Communities support public health by donating ‘super-freezers’ for vaccine storage
UMATILLA, Ore. – In smaller or rural towns, vaccine rollout has become a ‘ready, set, wait’ scenario. When it comes to storing the Pfizer COVID-19 vaccine, the need for a freezer has posed some roadblocks as well.
“I think that ramping up part we haven’t really seen yet,” Umatilla Public Health Director Joseph Fiumara said.
So far, the county has received around 400 doses from the state and a couple hundred from nearby hospitals.
“One of the frustrations is, we don’t really know, I don’t really know where that pinpoint problem is at. I don’t know if – there’s not enough being made, it’s not being sent to the state,” Fiumara said.
That’s not the only issue. The county wanted to have the ability to administer the Pfizer vaccine but it must to be stored in a ‘super’ freezer.
“They’re so backordered, you know, across the country, we didn’t even put an order in,” he said.
Luckily, the OSU Extension Service lent them a freezer but they’re still waiting on doses.
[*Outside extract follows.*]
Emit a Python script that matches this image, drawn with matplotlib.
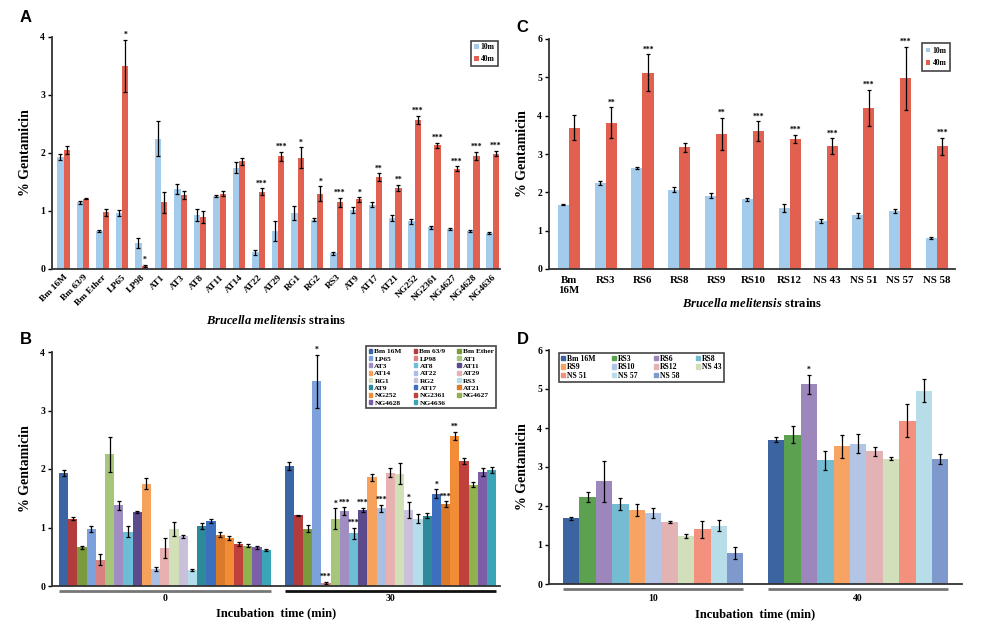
import matplotlib
matplotlib.use("Agg")
import matplotlib.pyplot as plt
import matplotlib.transforms as mtransforms
from matplotlib.patches import Patch
import numpy as np

plt.rcParams['font.family'] = ['Liberation Serif', 'DejaVu Serif']
plt.rcParams['font.weight'] = 'bold'
plt.rcParams['mathtext.fontset'] = 'custom'
plt.rcParams['mathtext.it'] = 'Liberation Serif:italic:bold'
plt.rcParams['mathtext.rm'] = 'Liberation Serif:bold'

# ---------------- Data: panels A / B ----------------
strains_ab = ["Bm 16M", "Bm 63/9", "Bm Ether", "LP65", "LP98", "AT1", "AT3", "AT8",
              "AT11", "AT14", "AT22", "AT29", "RG1", "RG2", "RS3", "AT9", "AT17",
              "AT21", "NG252", "NG2361", "NG4627", "NG4628", "NG4636"]
a_10m = [1.93, 1.15, 0.66, 0.97, 0.45, 2.25, 1.38, 0.93, 1.26, 1.75, 0.29, 0.65,
         0.97, 0.85, 0.27, 1.02, 1.11, 0.88, 0.82, 0.72, 0.69, 0.66, 0.62]
a_10m_err = [0.05, 0.03, 0.02, 0.05, 0.09, 0.30, 0.08, 0.10, 0.02, 0.10, 0.04, 0.17,
             0.12, 0.03, 0.02, 0.05, 0.04, 0.05, 0.04, 0.03, 0.02, 0.02, 0.02]
a_40m = [2.05, 1.21, 0.98, 3.50, 0.05, 1.15, 1.28, 0.90, 1.30, 1.86, 1.33, 1.94,
         1.92, 1.30, 1.15, 1.20, 1.58, 1.40, 2.57, 2.13, 1.73, 1.95, 1.99]
a_40m_err = [0.07, 0.01, 0.06, 0.45, 0.02, 0.18, 0.07, 0.10, 0.04, 0.06, 0.06, 0.08,
             0.18, 0.13, 0.08, 0.04, 0.07, 0.05, 0.07, 0.05, 0.04, 0.07, 0.05]
a_stars = ["", "", "", "*", "*", "", "", "", "", "", "***", "***", "*", "*", "***",
           "*", "**", "**", "***", "***", "***", "***", "***"]
b_stars_30 = ["", "", "", "*", "***", "*", "***", "***", "***", "", "***", "", "",
              "*", "", "", "*", "***", "**", "", "", "", ""]
b_colors = ["#3A64A3", "#B23B3B", "#7B9A3C", "#7DA1DA", "#D98080", "#A6C77A",
            "#A08DC2", "#6CBDD6", "#5B4A8C", "#F6A25C", "#A9C0E4", "#E6B1B0",
            "#D2E0B8", "#C9C0DB", "#B3DDEA", "#2D8A9B", "#3C70BF", "#DB7A2A",
            "#F28C36", "#C0403E", "#8FB24E", "#7B5EA7", "#39A5B7"]
b_groups = ["0", "30"]

# ---------------- Data: panels C / D ----------------
strains_cd = ["Bm 16M", "RS3", "RS6", "RS8", "RS9", "RS10", "RS12", "NS 43",
              "NS 51", "NS 57", "NS 58"]
c_ticklabels = ["Bm\n16M", "RS3", "RS6", "RS8", "RS9", "RS10", "RS12", "NS 43",
                "NS 51", "NS 57", "NS 58"]
c_10m = [1.68, 2.24, 2.63, 2.07, 1.91, 1.82, 1.59, 1.25, 1.40, 1.51, 0.80]
c_10m_err = [0.02, 0.05, 0.03, 0.07, 0.07, 0.04, 0.10, 0.05, 0.07, 0.06, 0.03]
c_40m = [3.69, 3.82, 5.12, 3.17, 3.52, 3.60, 3.40, 3.21, 4.20, 4.97, 3.20]
c_40m_err = [0.33, 0.40, 0.48, 0.13, 0.42, 0.25, 0.10, 0.20, 0.47, 0.83, 0.22]
c_stars = ["", "**", "***", "", "**", "***", "***", "***", "***", "***", "***"]
d_10 = [1.68, 2.23, 2.63, 2.06, 1.90, 1.82, 1.59, 1.24, 1.40, 1.50, 0.80]
d_10_err = [0.03, 0.12, 0.53, 0.15, 0.15, 0.13, 0.03, 0.05, 0.22, 0.15, 0.16]
d_40 = [3.70, 3.83, 5.12, 3.17, 3.53, 3.60, 3.40, 3.21, 4.19, 4.96, 3.20]
d_40_err = [0.07, 0.22, 0.24, 0.25, 0.29, 0.25, 0.12, 0.04, 0.42, 0.30, 0.13]
d_stars_40 = ["", "", "*", "", "", "", "", "", "", "", ""]
d_colors = ["#3B64A0", "#5BA150", "#9C86BB", "#75BBD2", "#F7A363", "#B2C5E4",
            "#E2B2B4", "#D1DFBA", "#F4907E", "#B7DDE9", "#7F99CD"]
d_groups = ["10", "40"]

col_10m = "#A3CBEC"
col_40m = "#E1604F"

W, H = 986, 624
fig = plt.figure(figsize=(W / 100, H / 100), dpi=100)


def ax_px(l, r, t, b):
    return fig.add_axes([l / W, 1 - b / H, (r - l) / W, (b - t) / H])


def style(ax, ymax):
    for s in ["top", "right"]:
        ax.spines[s].set_visible(False)
    for s in ["left", "bottom"]:
        ax.spines[s].set_color("#333333")
        ax.spines[s].set_linewidth(1.3)
    ax.set_ylim(0, ymax)
    ax.set_yticks(range(0, ymax + 1))
    ax.tick_params(axis="y", labelsize=7, length=3, width=1, pad=2)
    ax.tick_params(axis="x", length=0)
    for lab in ax.get_yticklabels():
        lab.set_fontweight("bold")


def stars(ax, xs, tops, labels):
    for x, t, s in zip(xs, tops, labels):
        if s:
            ax.annotate(s, (x, t), xytext=(0, 0.5), textcoords="offset points",
                        ha="center", va="bottom", fontsize=5.5, fontweight="bold")


ekw = dict(ecolor="black", elinewidth=0.9, capsize=1.5, capthick=0.9)
YL = dict(fontsize=10, fontweight="bold", labelpad=6)

# ---------------- Panel A ----------------
axA = ax_px(52, 500, 37, 269)
style(axA, 4)
x = np.arange(len(strains_ab))
bw = 0.33
axA.bar(x - bw / 2, a_10m, bw, yerr=a_10m_err, color=col_10m, error_kw=ekw, label="10m")
axA.bar(x + bw / 2, a_40m, bw, yerr=a_40m_err, color=col_40m, error_kw=ekw, label="40m")
stars(axA, x + bw / 2, np.array(a_40m) + np.array(a_40m_err), a_stars)
axA.set_xlim(-0.59, 22.38)
axA.set_xticks(x)
axA.set_xticklabels(strains_ab, rotation=45, ha="right", rotation_mode="anchor",
                    fontsize=6.8, fontweight="bold")
axA.tick_params(axis="x", pad=3)
axA.set_ylabel("% Gentamicin", **YL)
axA.text(0.5, -0.22, r"$\mathit{Brucella\ melitensis}$ strains", transform=axA.transAxes,
         ha="center", va="center", fontsize=9, fontweight="bold")
legA = axA.legend(loc="upper right", bbox_to_anchor=(1.003, 1.0), fontsize=5.5,
                  handlelength=0.6, handleheight=0.6, handletextpad=0.3,
                  borderpad=0.35, labelspacing=0.45, fancybox=False, framealpha=1)
legA.get_frame().set_edgecolor("#444444")
legA.get_frame().set_linewidth(1.2)

# ---------------- Panel C ----------------
axC = ax_px(549, 955, 39, 269)
style(axC, 6)
xc = np.arange(len(strains_cd))
bwc = 0.3
axC.bar(xc - bwc / 2, c_10m, bwc, yerr=c_10m_err, color=col_10m, error_kw=ekw, label="10m")
axC.bar(xc + bwc / 2, c_40m, bwc, yerr=c_40m_err, color=col_40m, error_kw=ekw, label="40m")
stars(axC, xc + bwc / 2, np.array(c_40m) + np.array(c_40m_err), c_stars)
axC.set_xlim(-0.54, 10.49)
axC.set_xticks(xc)
axC.set_xticklabels(c_ticklabels, fontsize=7.8, fontweight="bold", va="top",
                    linespacing=1.1)
axC.tick_params(axis="x", pad=5)
axC.set_ylabel("% Gentamicin", **YL)
axC.text(0.5, -0.148, r"$\mathit{Brucella\ melitensis}$ strains", transform=axC.transAxes,
         ha="center", va="center", fontsize=9, fontweight="bold")
legC = axC.legend(loc="upper right", bbox_to_anchor=(0.998, 1.0), fontsize=5.5,
                  handlelength=0.6, handleheight=0.6, handletextpad=0.3,
                  borderpad=0.5, labelspacing=0.6, fancybox=False, framealpha=1)
legC.get_frame().set_edgecolor("#444444")
legC.get_frame().set_linewidth(1.2)

# ---------------- Panel B ----------------
axB = ax_px(52, 500, 352, 586)
style(axB, 4)
n = len(strains_ab)
off_b = 24.5
for i in range(n):
    xs = [i, i + off_b]
    axB.bar(xs, [a_10m[i], a_40m[i]], 1.0, yerr=[a_10m_err[i], a_40m_err[i]],
            color=b_colors[i], error_kw=ekw, label=strains_ab[i])
stars(axB, np.arange(n) + off_b, np.array(a_40m) + np.array(a_40m_err), b_stars_30)
axB.set_xlim(-1.26, 47.4)
axB.set_xticks([])
trB = mtransforms.blended_transform_factory(axB.transData, axB.transAxes)
for (x0, x1, lab, c) in [(-0.5, n - 0.5, b_groups[0], "#777777"),
                         (off_b - 0.5, off_b + n - 0.5, b_groups[1], "#111111")]:
    axB.plot([x0, x1], [-0.022, -0.022], transform=trB, color=c, lw=2, clip_on=False,
             solid_capstyle="butt")
    axB.text((x0 + x1) / 2, -0.052, lab, transform=trB, ha="center", va="center",
             fontsize=7, fontweight="bold")
axB.text(0.5, -0.115, "Incubation  time (min)", transform=axB.transAxes, ha="center",
         va="center", fontsize=9, fontweight="bold")
axB.set_ylabel("% Gentamicin", **YL)
order = list(range(0, n, 3)) + list(range(1, n, 3)) + list(range(2, n, 3))
legB = axB.legend([Patch(color=b_colors[i]) for i in order], [strains_ab[i] for i in order],
                  ncol=3, loc="upper right", bbox_to_anchor=(1.0, 1.04), fontsize=5.3,
                  handlelength=0.5, handleheight=0.5, handletextpad=0.3,
                  borderpad=0.3, labelspacing=0.22, columnspacing=1.6,
                  fancybox=False, framealpha=1)
legB.get_frame().set_edgecolor("#444444")
legB.get_frame().set_linewidth(1.2)

# ---------------- Panel D ----------------
axD = ax_px(549, 962, 350, 584)
style(axD, 6)
m = len(strains_cd)
off_d = 12.5
for i in range(m):
    axD.bar([i, i + off_d], [d_10[i], d_40[i]], 1.0, yerr=[d_10_err[i], d_40_err[i]],
            color=d_colors[i], error_kw=ekw, label=strains_cd[i])
stars(axD, np.arange(m) + off_d, np.array(d_40) + np.array(d_40_err), d_stars_40)
axD.set_xlim(-1.35, 23.83)
axD.set_xticks([])
trD = mtransforms.blended_transform_factory(axD.transData, axD.transAxes)
for (x0, x1, lab) in [(-0.5, m - 0.5, d_groups[0]), (off_d - 0.5, off_d + m - 0.5, d_groups[1])]:
    axD.plot([x0, x1], [-0.02, -0.02], transform=trD, color="#777777", lw=2, clip_on=False,
             solid_capstyle="butt")
    axD.text((x0 + x1) / 2, -0.06, lab, transform=trD, ha="center", va="center",
             fontsize=7, fontweight="bold")
axD.text(0.5, -0.128, "Incubation  time (min)", transform=axD.transAxes, ha="center",
         va="center", fontsize=9, fontweight="bold")
axD.set_ylabel("% Gentamicin", **YL)
orderD = list(range(0, m, 4)) + list(range(1, m, 4)) + list(range(2, m, 4)) + list(range(3, m, 4))
legD = axD.legend([Patch(color=d_colors[i]) for i in orderD], [strains_cd[i] for i in orderD],
                  ncol=4, loc="upper left", bbox_to_anchor=(0.0145, 1.004), fontsize=5.6,
                  handlelength=0.5, handleheight=0.5, handletextpad=0.3,
                  borderpad=0.25, labelspacing=0.05, columnspacing=2.1,
                  fancybox=False, framealpha=1)
legD.get_frame().set_edgecolor("#444444")
legD.get_frame().set_linewidth(1.2)

# Panel letters
for (px, py, L) in [(20, 17, "A"), (20, 340, "B"), (516, 27, "C"), (517, 339, "D")]:
    fig.text(px / W, 1 - py / H, L, ha="left", va="center", fontsize=12, fontweight="bold",
             family="Liberation Sans")

fig.savefig("out.png", dpi=100)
“It’s just sitting empty at the moment, we’re maintaining it, we’re ready to go, and we’ve made sure the state’s aware,” Fiumara said.
It’s a similar situation in Yakima and Walla Walla.
Last year, Professors with Whitman College, Jim Russo and Brit Moss figured they could rearrange one of their super freezers if it was needed to store the vaccine.
“It was that connection with our former student at the Department of Health that really kind of moved it forward, and got us into contact locally,” Russo said.
It turns out, they had a Whitman alumni who is working on vaccine rollout in Washington. She helped them get in contact with the health department who referred them to Providence St. Mary’s Medical Center.
“Everybody said, ‘absolutely, let’s make this happen,’ anything that we can do try and make the vaccines as accessible as possible in our community as quickly as possible,” Moss added.
In Yakima, Agro Fresh Inc. donated three ultra-freezers to the Yakima Valley Farm Workers Clinic and nearby hospitals.
As for Umatilla County, Fiumara said when they get the doses, they are ready to administer.
“I think it goes to shot that so many folks realize that this truly is our avenue out of where we’re at right now, and the faster we can get vaccines in arms the better off we’re gonna be,” he said.
The health department hopes to have a vaccine administration after the 23rd when Oregon enters into a new phase.